### Collected material
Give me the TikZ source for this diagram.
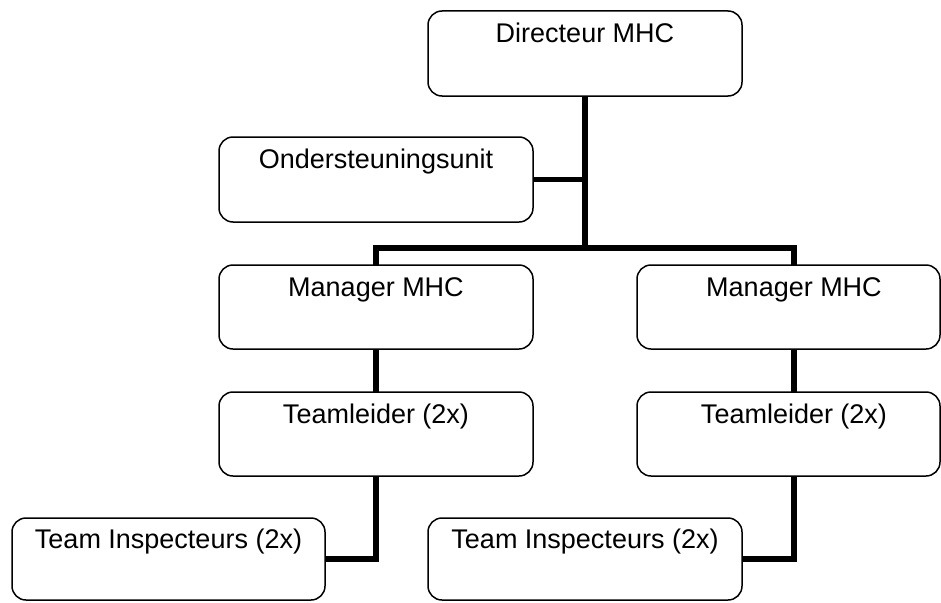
\documentclass[tikz,border=0pt]{standalone}
\usepackage{fontspec}
\setmainfont{Liberation Sans}
\begin{document}
\begin{tikzpicture}[x=1pt,y=-1pt,
  box/.style={draw=black, line width=1.5pt, rounded corners=14pt, fill=white,
    inner sep=0pt, outer sep=0pt, minimum height=85pt},
  lbl/.style={anchor=base, inner sep=0pt, font=\fontsize{27}{31}\selectfont},
  conn/.style={draw=black, line width=5.2pt, line join=miter, line cap=butt}]
\useasboundingbox[fill=white] (0,0) rectangle (941,602);
\clip (0,0) rectangle (941,602);
% boxes
\node[box, minimum width=314pt] (dir) at (585,53.5) {};
\node[box, minimum width=314pt] (ond) at (376,179.5) {};
\node[box, minimum width=314pt, minimum height=84pt] (manL) at (376,307) {};
\node[box, minimum width=303pt, minimum height=84pt] (manR) at (788.5,307) {};
\node[box, minimum width=314pt, minimum height=84pt] (tlL) at (376,434) {};
\node[box, minimum width=303pt, minimum height=84pt] (tlR) at (788.5,434) {};
\node[box, minimum width=313pt, minimum height=82pt] (tiL) at (168.5,559) {};
\node[box, minimum width=314pt, minimum height=82pt] (tiR) at (585,559) {};
% texts
\node[lbl] (dirT) at (585,42) {Directeur MHC};
\node[lbl] (ondT) at (376,168) {Ondersteuningsunit};
\node[lbl] (manLT) at (376,296) {Manager MHC};
\node[lbl] (manRT) at (794,296) {Manager MHC};
\node[lbl] (tlLT) at (376,423) {Teamleider (2x)};
\node[lbl] (tlRT) at (794,423) {Teamleider (2x)};
\node[lbl] (tiLT) at (168.5,548) {Team Inspecteurs (2x)};
\node[lbl] (tiRT) at (585,548) {Team Inspecteurs (2x)};
% connectors
\coordinate (jn) at (585,248);
\coordinate (busR) at (794,248);
\draw[conn] (dir.south) -- (jn);
\draw[conn] (ond.east) -- (ond.east -| jn);
\draw[conn] (manL.north) |- (busR) -- (busR |- manR.north);
\draw[conn] (manL.south) -- (tlL.north);
\draw[conn] (busR |- manR.south) -- (busR |- tlR.north);
\draw[conn] (tlL.south) |- (tiL.east);
\draw[conn] (busR |- tlR.south) |- (tiR.east);
\end{tikzpicture}
\end{document}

### Aim of the exercise
Set the listing down in full and exactly. Pictures within it should not appear in the copy.

### Task result
Give me the TikZ source for this diagram.
\documentclass[tikz,border=0pt]{standalone}
\usepackage{fontspec}
\setmainfont{Liberation Sans}
\begin{document}
\begin{tikzpicture}[x=1pt,y=-1pt,
  box/.style={draw=black, line width=1.5pt, rounded corners=14pt, fill=white,
    inner sep=0pt, outer sep=0pt, minimum height=85pt},
  lbl/.style={anchor=base, inner sep=0pt, font=\fontsize{27}{31}\selectfont},
  conn/.style={draw=black, line width=5.2pt, line join=miter, line cap=butt}]
\useasboundingbox[fill=white] (0,0) rectangle (941,602);
\clip (0,0) rectangle (941,602);
% boxes
\node[box, minimum width=314pt] (dir) at (585,53.5) {};
\node[box, minimum width=314pt] (ond) at (376,179.5) {};
\node[box, minimum width=314pt, minimum height=84pt] (manL) at (376,307) {};
\node[box, minimum width=303pt, minimum height=84pt] (manR) at (788.5,307) {};
\node[box, minimum width=314pt, minimum height=84pt] (tlL) at (376,434) {};
\node[box, minimum width=303pt, minimum height=84pt] (tlR) at (788.5,434) {};
\node[box, minimum width=313pt, minimum height=82pt] (tiL) at (168.5,559) {};
\node[box, minimum width=314pt, minimum height=82pt] (tiR) at (585,559) {};
% texts
\node[lbl] (dirT) at (585,42) {Directeur MHC};
\node[lbl] (ondT) at (376,168) {Ondersteuningsunit};
\node[lbl] (manLT) at (376,296) {Manager MHC};
\node[lbl] (manRT) at (794,296) {Manager MHC};
\node[lbl] (tlLT) at (376,423) {Teamleider (2x)};
\node[lbl] (tlRT) at (794,423) {Teamleider (2x)};
\node[lbl] (tiLT) at (168.5,548) {Team Inspecteurs (2x)};
\node[lbl] (tiRT) at (585,548) {Team Inspecteurs (2x)};
% connectors
\coordinate (jn) at (585,248);
\coordinate (busR) at (794,248);
\draw[conn] (dir.south) -- (jn);
\draw[conn] (ond.east) -- (ond.east -| jn);
\draw[conn] (manL.north) |- (busR) -- (busR |- manR.north);
\draw[conn] (manL.south) -- (tlL.north);
\draw[conn] (busR |- manR.south) -- (busR |- tlR.north);
\draw[conn] (tlL.south) |- (tiL.east);
\draw[conn] (busR |- tlR.south) |- (tiR.east);
\end{tikzpicture}
\end{document}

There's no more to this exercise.